Thursday afternoon found the couple working on their front yard, the one facing away from the stinking floodwaters and the flopping fish and the mud and the debris.
The power company shut off electricity to the area, and those people who remained in their homes lack hot water. Most people evacuated the area, and on Thursday disheartened residents tried to reach their homes, braving the muddy waters in pickups and bass boats. Those who could still can't get started on repairs until everything dries out.
The Paces' barn will have to be dried out and repaired, with new drywall and new carpeting laid in for Vicky's lady cave. The barn's left side is Jim's domain, ordinarily filled with tools and equipment, while the right side was built as a quiet retreat for Vicky.
They didn't evacuate as the waters rose, trusting the home's position on the hill to keep them dry. Wednesday was the worst of the flooding, they said, but the levels are dropping now, revealing the damage.
"Keeping busy keeps you from thinking about it," Vicky Pace says. "There’s nothing you can do until it’s all over.”

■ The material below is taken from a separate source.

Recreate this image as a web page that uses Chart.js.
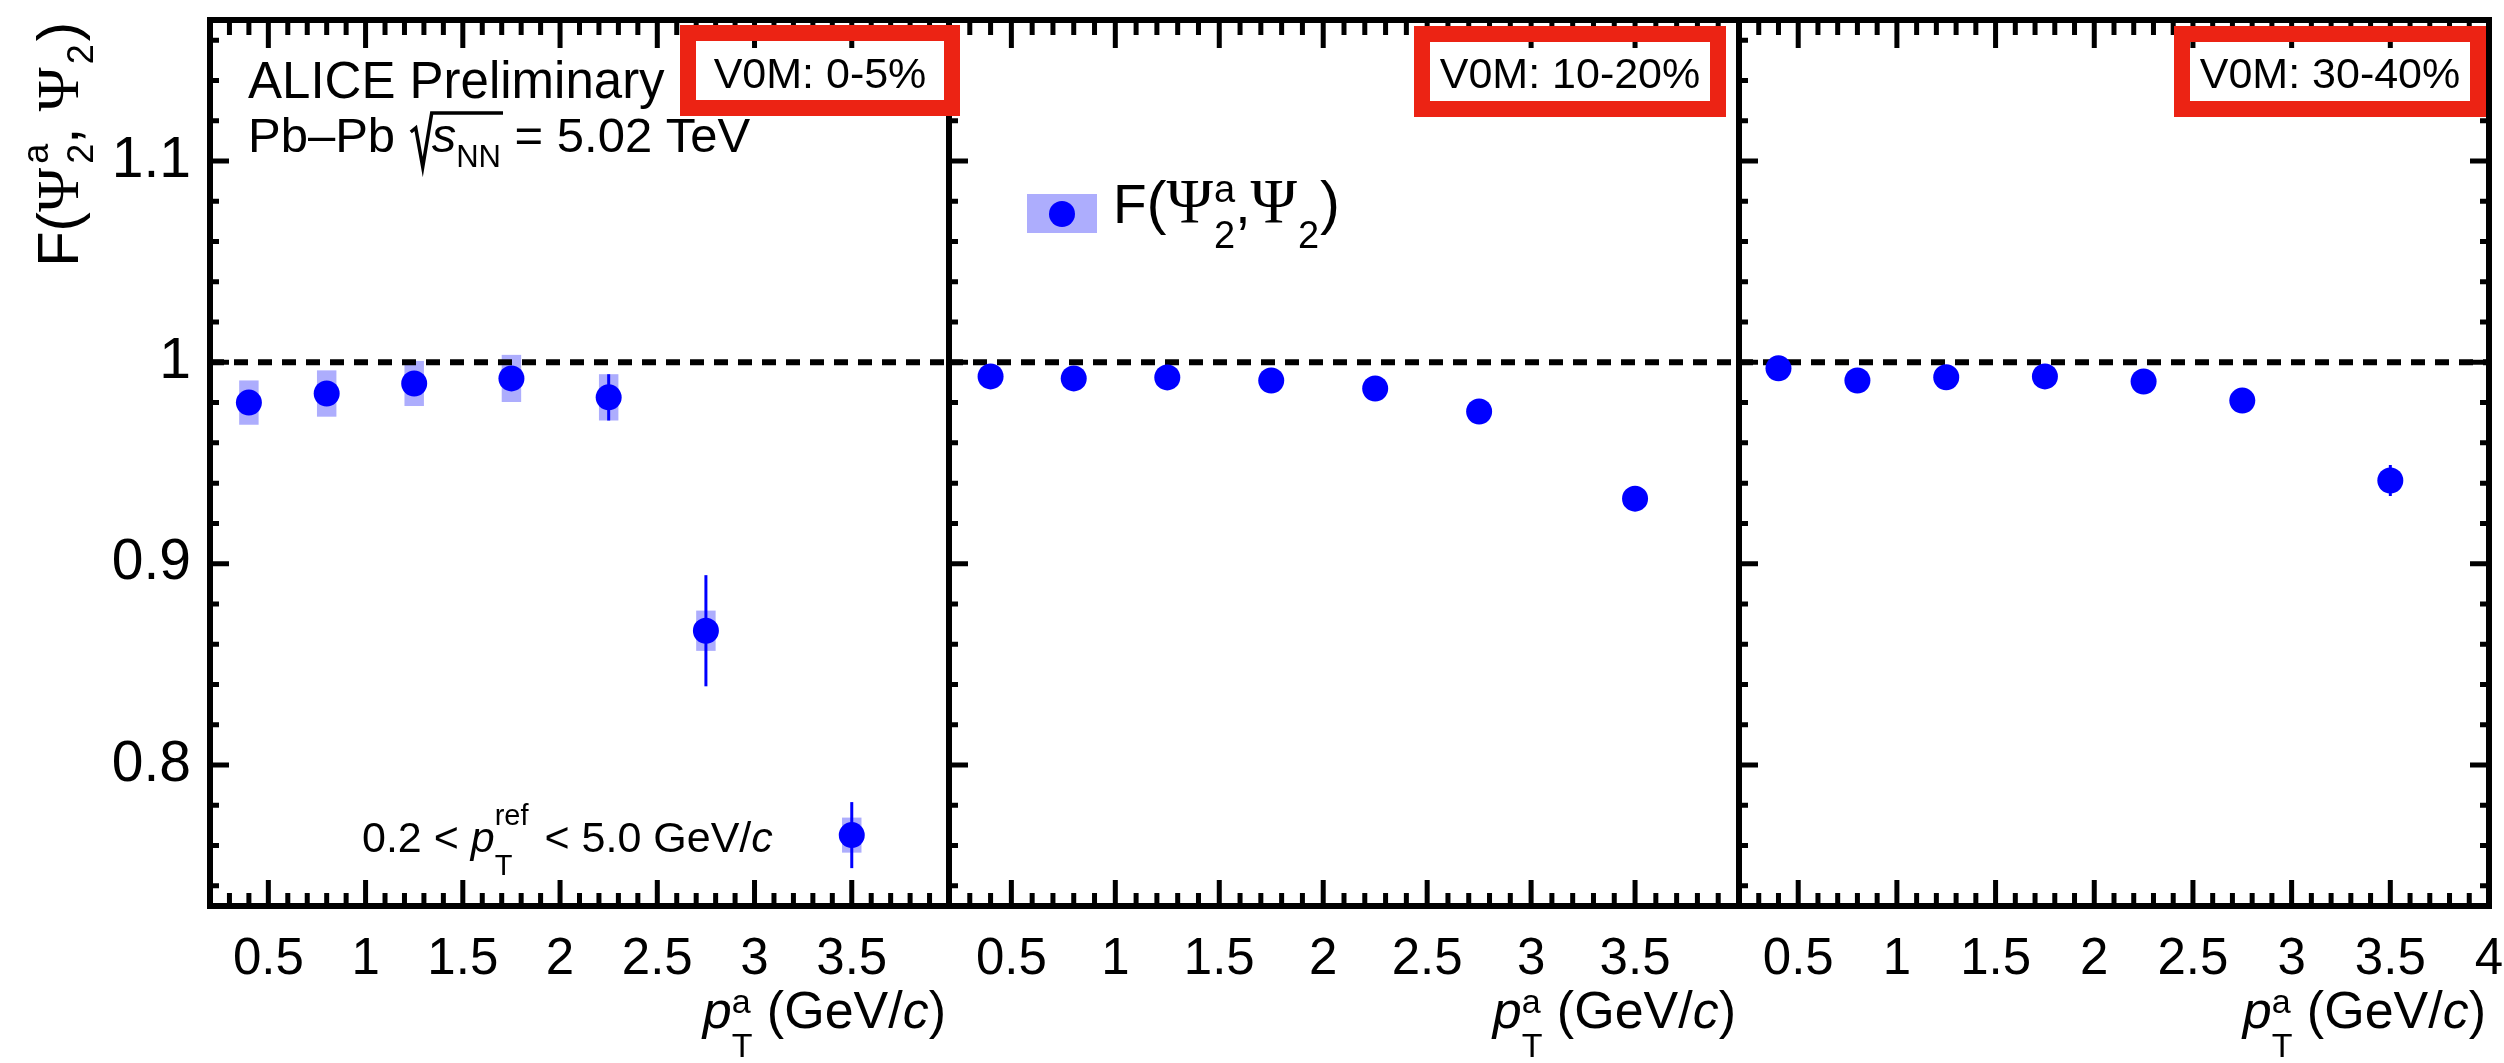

A few streets away, Kay and Joe Foster inspected their daughter's home, which until Thursday afternoon was flooded. Lowering levels allowed them to walk barefoot through calf-deep water to reach the single-story brick house, where green trees swayed in the gentle afternoon breeze as the temperature topped 70 degrees under finally clear skies.
Their own nearby home is still surrounded, they said: "We can't even get to it," says Kay, who was celebrating her 69th birthday Thursday.
Like many residents, the Fosters have seen their share of flooding over the years. The '86 flood filled their home with water, and now they have flood insurance.
"We're sure glad we have it, but we're sure not glad we need it," says Joe Foster, 74.
While the waters are now receding, nervous residents are already looking ahead to a predicted storm system that may drop even more rain on the area this weekend, and authorities are trying to balance water releases from the dam with the need to reduce flooding.
Reducing the amount of water flowing out of the dam reduces downstream flooding, but it means the dam will have more water behind it when the new rains arrive. As of Thursday, the lake was 32 feet above normal and the flood-control pool was 108.24% full, but more water was flowing out of the lake than entering via the Arkansas River.
"We can't breathe yet," Vicky Pace said. "Still, we looked out and we saw ground over there – such a good sign!”